Transmutation: a tale in two parts
The word transmutation is readily found in the world of alchemy, but its contextual application can also be found in gnostic and other religious writings. Trans = thoroughly, mutare = to change. To transmutate is to undergo a complete changing from one state to another. If lead (or straw, àla Rumplestiltskin) were ever to turn into gold, it would have transmutated. When water was reportedly turned into wine it, too, transmutated. When someone becomes a religious convert from a state of non-belief, they are said to be "born again"—which sounds awfully like another form of transmutation. But what is it called when it happens in the reverse? When one has lost their faith, or never had it to begin with but later deliberately rejected it? What is it to suffer the loss of an ideal? Embedded within the word transmutate is also a reference to something else: the act of complete change requires a mutation; to mutate in this context would mean a purposeful disarrangement of a previously understood reality: to change the psyche, the mind and the heart as mindful act of self-realization.
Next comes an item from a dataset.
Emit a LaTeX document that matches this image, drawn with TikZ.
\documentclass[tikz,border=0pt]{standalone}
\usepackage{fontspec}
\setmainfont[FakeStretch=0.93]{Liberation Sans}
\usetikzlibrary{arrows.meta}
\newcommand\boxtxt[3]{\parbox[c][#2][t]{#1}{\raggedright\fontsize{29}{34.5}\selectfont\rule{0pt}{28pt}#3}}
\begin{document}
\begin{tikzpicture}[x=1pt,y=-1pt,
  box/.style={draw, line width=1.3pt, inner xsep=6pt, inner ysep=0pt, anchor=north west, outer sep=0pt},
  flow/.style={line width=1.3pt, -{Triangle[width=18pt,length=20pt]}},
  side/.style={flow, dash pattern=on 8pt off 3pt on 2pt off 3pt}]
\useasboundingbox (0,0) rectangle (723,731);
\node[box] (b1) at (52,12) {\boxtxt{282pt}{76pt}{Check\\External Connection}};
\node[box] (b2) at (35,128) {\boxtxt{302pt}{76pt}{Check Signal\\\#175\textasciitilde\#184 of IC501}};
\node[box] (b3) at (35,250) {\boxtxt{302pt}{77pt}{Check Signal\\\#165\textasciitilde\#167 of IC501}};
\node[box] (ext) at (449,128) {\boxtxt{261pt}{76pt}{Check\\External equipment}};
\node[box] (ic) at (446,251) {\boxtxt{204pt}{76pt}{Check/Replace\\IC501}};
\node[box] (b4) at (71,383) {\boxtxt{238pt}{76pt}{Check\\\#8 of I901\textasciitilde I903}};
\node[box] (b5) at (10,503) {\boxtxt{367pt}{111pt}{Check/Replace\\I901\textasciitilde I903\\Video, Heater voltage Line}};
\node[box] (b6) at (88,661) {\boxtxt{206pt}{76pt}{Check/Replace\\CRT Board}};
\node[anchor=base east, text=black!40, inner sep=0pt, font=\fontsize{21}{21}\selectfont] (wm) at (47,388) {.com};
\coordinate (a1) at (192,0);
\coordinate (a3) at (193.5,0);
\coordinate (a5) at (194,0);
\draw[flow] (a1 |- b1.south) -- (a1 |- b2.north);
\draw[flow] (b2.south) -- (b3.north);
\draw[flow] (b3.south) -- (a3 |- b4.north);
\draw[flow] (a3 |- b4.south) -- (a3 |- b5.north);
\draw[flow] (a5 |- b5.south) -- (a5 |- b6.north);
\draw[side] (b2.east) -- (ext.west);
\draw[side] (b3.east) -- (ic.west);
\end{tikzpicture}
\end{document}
For those who have consciously rejected religious upbringing or instruction, they can be made to feel by others or themselves as mutant beings; all-too-human in one context, eternally condemned in another.
My project transmutation is a search for the immaterial and personal by means of the visual.
Part I: All of the Churches in Colorado Springs, is a collection and meditation of spaces; Part II: The Unbelievers, will be a combination of portraits and stories illustrating a wide range of individual experiences with evangelical and/or radically religious Christian culture.